Rhombuses

The central point of this partially constructed figure is at the far left. For any beginning angle $\theta$ , you can see the next set of rhombuses will have angle $2\theta$ , then $3\theta$ and so on. There will be $\lfloor\frac{n}{2}\rfloor$ sets of rhombuses (angles up to $180$ degrees.)
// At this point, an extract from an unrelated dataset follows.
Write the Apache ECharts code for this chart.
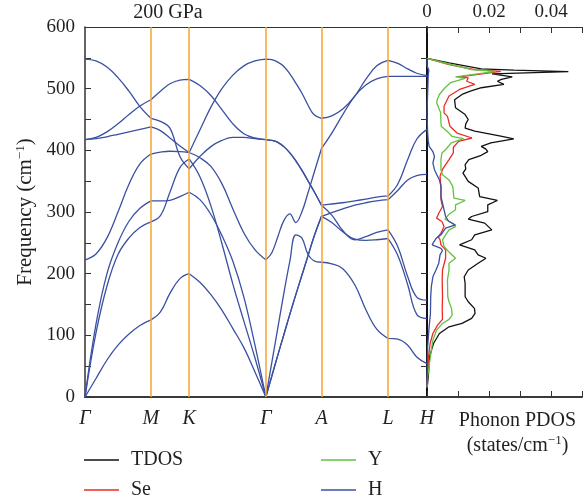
<!DOCTYPE html>
<html>
<head>
<meta charset="utf-8">
<script src="https://cdn.jsdelivr.net/npm/echarts@6/dist/echarts.min.js"></script>
<style>html,body{margin:0;padding:0;background:#fff}#c{width:585px;height:504px}</style>
</head>
<body>
<div id="c"></div>
<script>
// ---- k-path (high-symmetry points) ----
const kLabels = ['Γ', 'M', 'K', 'Γ', 'A', 'L', 'H'];
const kPos = [0, 66, 104.3, 181, 236.7, 303.3, 342.3];
// sample positions along each path segment
const segX = [
  [0, 11, 22, 33, 44, 55, 66],
  [66, 75.5, 85, 95, 104.3],
  [104.3, 115, 126, 137, 148, 159, 170, 181],
  [181, 187, 193, 199, 205, 211, 217, 223, 229, 236.7],
  [236.7, 247, 258, 270, 281, 292, 303.3],
  [303.3, 313, 323, 332, 342.3]
];
// ---- phonon bands (cm^-1), one array per segment ----
const band1 = [
  [417.5, 419, 422, 426, 430, 434, 438],
  [438, 432, 420, 407, 396.5],
  [396.5, 433, 470, 500, 522, 537, 545, 548],
  [548, 547, 543, 536, 524, 509, 493, 474, 458, 452],
  [452, 456, 467, 488, 515, 537, 546],
  [546, 541, 532, 525, 521]
];
const band2 = [
  [548, 545, 535, 518, 496, 471, 452],
  [452, 447, 436, 390, 370],
  [370, 390, 406, 416, 421, 421, 419, 417.5],
  [417.5, 416, 413, 406, 396, 383, 368, 351, 334, 311],
  [311, 313, 315, 318, 321, 324, 326],
  [326, 345, 385, 418, 434]
];
const band3 = [
  [417.5, 421, 430, 443, 458, 472, 482],
  [482, 496, 508, 514, 515],
  [515, 505, 489, 466, 443, 427, 420, 417.5],
  [417.5, 416, 413, 406, 396, 383, 368, 351, 334, 311],
  [311, 295, 270, 255, 260, 267, 271],
  [271, 244, 195, 162, 157]
];
const band4 = [
  [222.5, 232, 258, 300, 345, 378, 394],
  [394, 397, 398.5, 398, 396.5],
  [396.5, 388, 374, 346, 305, 266, 239, 222.5],
  [222.5, 234, 260, 286, 297, 283, 300, 330, 362, 403],
  [403, 428, 458, 488, 506, 516, 520],
  [520, 520, 520, 520, 520]
];
const band5 = [
  [0, 30, 60, 84, 102, 116, 125],
  [125, 138, 168, 192, 200],
  [200, 186, 166, 141, 111, 80, 41, 0],
  [0, 56, 112, 168, 220, 263, 258, 232, 221, 218.5],
  [218.5, 216, 208, 182, 142, 110, 95],
  [95, 94, 84, 65, 54]
];
const band6 = [
  [0, 104, 180, 231, 258, 275, 284],
  [284, 294, 332, 372, 386],
  [386, 357, 310, 249, 183, 123, 64, 0],
  [0, 34, 68, 101, 134, 166, 197, 228, 259, 293],
  [293, 299, 305, 311, 315, 318, 320],
  [320, 335, 352, 359, 361]
];
const band7 = [
  [0, 118, 200, 250, 285, 306, 318],
  [318, 318, 319, 325, 332],
  [332, 320, 296, 262, 220, 162, 85, 0],
  [0, 34, 68, 101, 134, 166, 197, 228, 259, 293],
  [293, 283, 268, 256, 254, 255, 257],
  [257, 230, 182, 134, 127]
];
const bands = [band1, band2, band3, band4, band5, band6, band7];

// ---- phonon PDOS: [frequency cm^-1, states/cm^-1] ----
const tdos = [[549,0],[542,0.0071],[532,0.0175],[530,0.028],[527.5,0.0456],[524,0.021],[521.5,0.0206],[519,0.0275],[515,0.024],[512,0.0227],[507,0.0248],[501.5,0.0175],[496,0.014],[490.6,0.0113],[482,0.0089],[469,0.0092],[458,0.0123],[450,0.0133],[443,0.0125],[436,0.0123],[431,0.0154],[423,0.0238],[418.5,0.028],[412,0.0206],[406.5,0.0175],[402,0.019],[398,0.0196],[392,0.0175],[385,0.0135],[377,0.0123],[370,0.0125],[363,0.0116],[356,0.0125],[349.6,0.0133],[339,0.0165],[325,0.017],[318.7,0.0227],[311.7,0.0196],[300.8,0.0196],[292.7,0.0144],[288.4,0.0133],[282,0.0186],[271,0.0209],[263,0.0154],[255,0.0144],[246.7,0.0105],[238.5,0.0154],[230.4,0.0165],[225,0.019],[217,0.0165],[206,0.0133],[195,0.012],[184,0.0123],[162.6,0.0123],[154.5,0.0133],[143.7,0.0153],[135.6,0.0155],[127.5,0.0144],[119.3,0.0113],[113.8,0.0071],[103,0.004],[86.8,0.0021],[65,0.0008],[38,0.0005],[12,0]];
const pdosSe = [[549,0],[539,0.0071],[531,0.0154],[528,0.0238],[519,0.0105],[517.6,0.0133],[512,0.0128],[507,0.0154],[498.7,0.0105],[488,0.0071],[471.5,0.0055],[460.8,0.0055],[455,0.0066],[439,0.0074],[428,0.0097],[420,0.0145],[414.6,0.0102],[405,0.0085],[396,0.0085],[385,0.0071],[369,0.005],[358,0.0042],[341.5,0.0045],[320,0.0045],[309,0.005],[298,0.0038],[290,0.0031],[284.5,0.0048],[276.4,0.0055],[265.7,0.0045],[260,0.0036],[255,0.0042],[246.7,0.0045],[238.5,0.006],[225,0.006],[206,0.005],[190,0.0049],[162.6,0.005],[141,0.0049],[126,0.005],[116.6,0.0034],[103,0.0019],[86.8,0.001],[65,0.0005],[43,0.0002],[18,0]];
const pdosY = [[549,0],[540,0.0071],[531,0.0144],[528,0.0222],[519,0.0092],[516.6,0.0123],[509.6,0.0076],[501.5,0.0058],[490.6,0.004],[482,0.0033],[477,0.0031],[460.8,0.0044],[444.6,0.0045],[439,0.0046],[428,0.0071],[422.8,0.008],[419,0.0118],[412,0.0078],[401,0.006],[395.8,0.0048],[385,0.0045],[368.6,0.0045],[360.5,0.005],[352,0.0071],[341.5,0.0083],[322.6,0.0087],[318.7,0.0123],[311.7,0.0092],[303.6,0.0092],[295.4,0.0069],[288.4,0.0058],[282,0.0081],[276.4,0.0092],[271,0.0071],[263,0.006],[254.8,0.005],[244,0.0055],[237.5,0.0066],[225,0.0092],[217,0.0071],[206,0.0071],[189.8,0.0066],[162.6,0.0067],[154.5,0.0071],[143.7,0.0079],[132.8,0.0081],[125.8,0.0071],[119.3,0.005],[108.5,0.0031],[92.2,0.0019],[76,0.0014],[54.3,0.0008],[32.5,0.0002],[15,0]];
const pdosH = [[549,0],[537,0],[530,0.0006],[527,0.001],[522,0.0004],[519,0],[460,0],[430,0.0002],[415,0.0004],[406.5,0.0007],[398,0.0019],[390,0.0024],[379.5,0.0019],[368.6,0.0024],[352,0.004],[341.5,0.0045],[325,0.0045],[314.5,0.005],[303.6,0.0055],[292.7,0.006],[285,0.007],[279,0.0092],[273.8,0.006],[263,0.0045],[257.6,0.003],[250,0.002],[246.7,0.0017],[241,0.0045],[237.5,0.005],[230.4,0.0042],[217,0.0038],[206,0.0029],[195,0.0019],[179,0.0014],[162.6,0.0012],[135.6,0.0011],[108.5,0.0006],[81,0.0002],[50,0.0001],[20,0]];
const yTicks = [0, 100, 200, 300, 400, 500, 600];
const dosTicks = [0, 0.02, 0.04];

const FONT = "'Liberation Serif', 'Times New Roman', serif";
const TXT = '#231f20';
const BLUE = '#3a50a2';
const ORANGE = '#f6a431';

const chart = echarts.init(document.getElementById('c'), null, {renderer: 'canvas'});

function bandSeries(segs, idx) {
  const data = [];
  segs.forEach((vals, s) => {
    if (s > 0) data.push(['-', '-']);
    vals.forEach((f, i) => data.push([segX[s][i], f]));
  });
  return {
    type: 'line', name: 'band' + (idx + 1), xAxisIndex: 0, yAxisIndex: 0,
    data, smooth: 0.4, symbol: 'none', showSymbol: false, connectNulls: false,
    lineStyle: {color: BLUE, width: 1.3}, itemStyle: {color: BLUE}, z: 3, silent: true
  };
}
function dosSeries(name, pts, color) {
  return {
    type: 'line', name, xAxisIndex: 2, yAxisIndex: 1,
    data: pts.map(p => [p[1], p[0]]), symbol: 'none', showSymbol: false,
    lineStyle: {color, width: 1.3}, itemStyle: {color}, z: 3, silent: true
  };
}
function legendItem(name, left, top) {
  return {
    data: [name], orient: 'vertical', left, top, padding: 0,
    icon: 'rect', itemWidth: 35, itemHeight: 1.6, selectedMode: false,
    textStyle: {fontFamily: FONT, fontSize: 20, color: TXT, lineHeight: 20, padding: [0, 0, 0, 7]}
  };
}

const series = bands.map(bandSeries);
series.push({
  type: 'line', name: 'kLines', xAxisIndex: 0, yAxisIndex: 0, data: [], z: 1, silent: true,
  markLine: {
    silent: true, symbol: ['none', 'none'], label: {show: false},
    lineStyle: {color: ORANGE, width: 1.5, type: 'solid'},
    data: kPos.slice(1, 6).map(x => ({xAxis: x}))
  }
});
series.push(dosSeries('TDOS', tdos, '#111111'));
series.push(dosSeries('Se', pdosSe, '#ee2a24'));
series.push(dosSeries('Y', pdosY, '#62c241'));
series.push(dosSeries('H', pdosH, BLUE));

const option = {
  animation: false,
  backgroundColor: '#ffffff',
  title: {
    text: '200 GPa', left: 168, top: 3, textAlign: 'center', padding: 0,
    textStyle: {fontFamily: FONT, fontSize: 20, fontWeight: 'normal', color: TXT}
  },
  grid: [
    {left: 85, top: 27, width: 342, height: 370},
    {left: 427, top: 27, width: 160, height: 370}
  ],
  legend: [
    legendItem('TDOS', 84, 450),
    legendItem('Se', 84, 480),
    legendItem('Y', 321, 450),
    legendItem('H', 321, 480)
  ],
  xAxis: [
    {
      gridIndex: 0, type: 'value', min: 0, max: kPos[kPos.length - 1], position: 'bottom',
      axisLine: {show: true, onZero: false, lineStyle: {color: '#3a3a3a', width: 2}},
      axisTick: {show: false}, splitLine: {show: false},
      axisLabel: {
        customValues: kPos, margin: 12,
        fontFamily: FONT, fontSize: 20, fontStyle: 'italic', color: TXT,
        formatter: v => { const i = kPos.indexOf(v); return i >= 0 ? kLabels[i] : ''; }
      }
    },
    {
      gridIndex: 0, type: 'value', min: 0, max: kPos[kPos.length - 1], position: 'top',
      axisLine: {show: true, onZero: false, lineStyle: {color: '#333', width: 1}},
      axisTick: {show: false}, axisLabel: {show: false}, splitLine: {show: false}
    },
    {
      gridIndex: 1, type: 'value', min: 0, max: 0.05, interval: 0.01, position: 'top',
      axisLine: {show: true, onZero: false, lineStyle: {color: '#333', width: 1}},
      axisTick: {show: true, inside: true, length: 6, lineStyle: {color: '#333', width: 1}},
      splitLine: {show: false},
      axisLabel: {
        margin: 5, fontFamily: FONT, fontSize: 19, color: TXT,
        formatter: v => {
          const k = Math.round(v * 100);
          const d = dosTicks.find(t => Math.abs(t - v) < 1e-9);
          return d === undefined ? '' : (k === 0 ? '0' : d.toFixed(2));
        }
      }
    },
    {
      gridIndex: 1, type: 'value', min: 0, max: 0.05, interval: 0.01, position: 'bottom',
      axisLine: {show: true, onZero: false, lineStyle: {color: '#3a3a3a', width: 2}},
      axisTick: {show: true, inside: true, length: 6, lineStyle: {color: '#333', width: 1}},
      axisLabel: {show: false}, splitLine: {show: false},
      name: '{a|Phonon PDOS}\n{a|(states/cm}{s|−1}{a|)}',
      nameLocation: 'middle', nameGap: 11,
      nameTextStyle: {
        padding: [0, 0, 0, 26],
        rich: {
          a: {fontFamily: FONT, fontSize: 20, color: TXT, lineHeight: 25},
          s: {fontFamily: FONT, fontSize: 13, color: TXT, padding: [0, 0, 10, 0]}
        }
      }
    }
  ],
  yAxis: [
    {
      gridIndex: 0, type: 'value', min: 0, max: 600, interval: 50, position: 'left',
      axisLine: {show: true, onZero: false, lineStyle: {color: '#333', width: 1.5}},
      axisTick: {show: true, inside: true, length: 6, lineStyle: {color: '#333', width: 1}},
      splitLine: {show: false},
      axisLabel: {
        margin: 10, fontFamily: FONT, fontSize: 19, color: TXT,
        formatter: v => (yTicks.indexOf(v) >= 0 ? String(v) : '')
      },
      name: '{a|Frequency (cm}{s|−1}{a|)}',
      nameLocation: 'middle', nameGap: 47, nameRotate: 90,
      nameTextStyle: {
        rich: {
          a: {fontFamily: FONT, fontSize: 21, color: TXT},
          s: {fontFamily: FONT, fontSize: 13, color: TXT, padding: [0, 0, 10, 0]}
        }
      }
    },
    {
      gridIndex: 1, type: 'value', min: 0, max: 600, interval: 50, position: 'left',
      axisLine: {show: true, onZero: false, lineStyle: {color: '#111', width: 2}},
      axisTick: {show: true, inside: false, length: 6, lineStyle: {color: '#333', width: 1}},
      axisLabel: {show: false}, splitLine: {show: false}
    }
  ],
  series
};
chart.setOption(option);
</script>
</body>
</html>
The area of each rhombus with angle $\alpha$ is simply $\sin(\alpha)$ so we just need to add up all the rhombuses. The general formula for any $n$ is

$n*\sum_{i=1}^{\lfloor\frac{n}{2}\rfloor} \sin{(i\frac{360}{n})}$

Using $n=360$ gives the solution: $\boxed{41251.91405}$

Which, not coincidentally is quite close to $\frac{360^{2}}{\pi}$

For even $n$ , the final polygon is a regular $n$ -polygon of side $2$ . The area is, for side $a=2$

$A = \frac{1}{4}na^2Cot(\frac{\pi}{n}) = 360Cot(\frac{\pi}{360}) \approx 41251.914$

Jeremy's solution shows how and why the added rhombuses reach that final regular $n$ -polygon.

Here's the $179 \cdot 360 = 64440$ rhombuses put together. The Moire patterns is an artifact of having such a dense mat of lines in a rasterized display. But you can barely see the rhombuses "open up" in the middle zone between center and perimeter.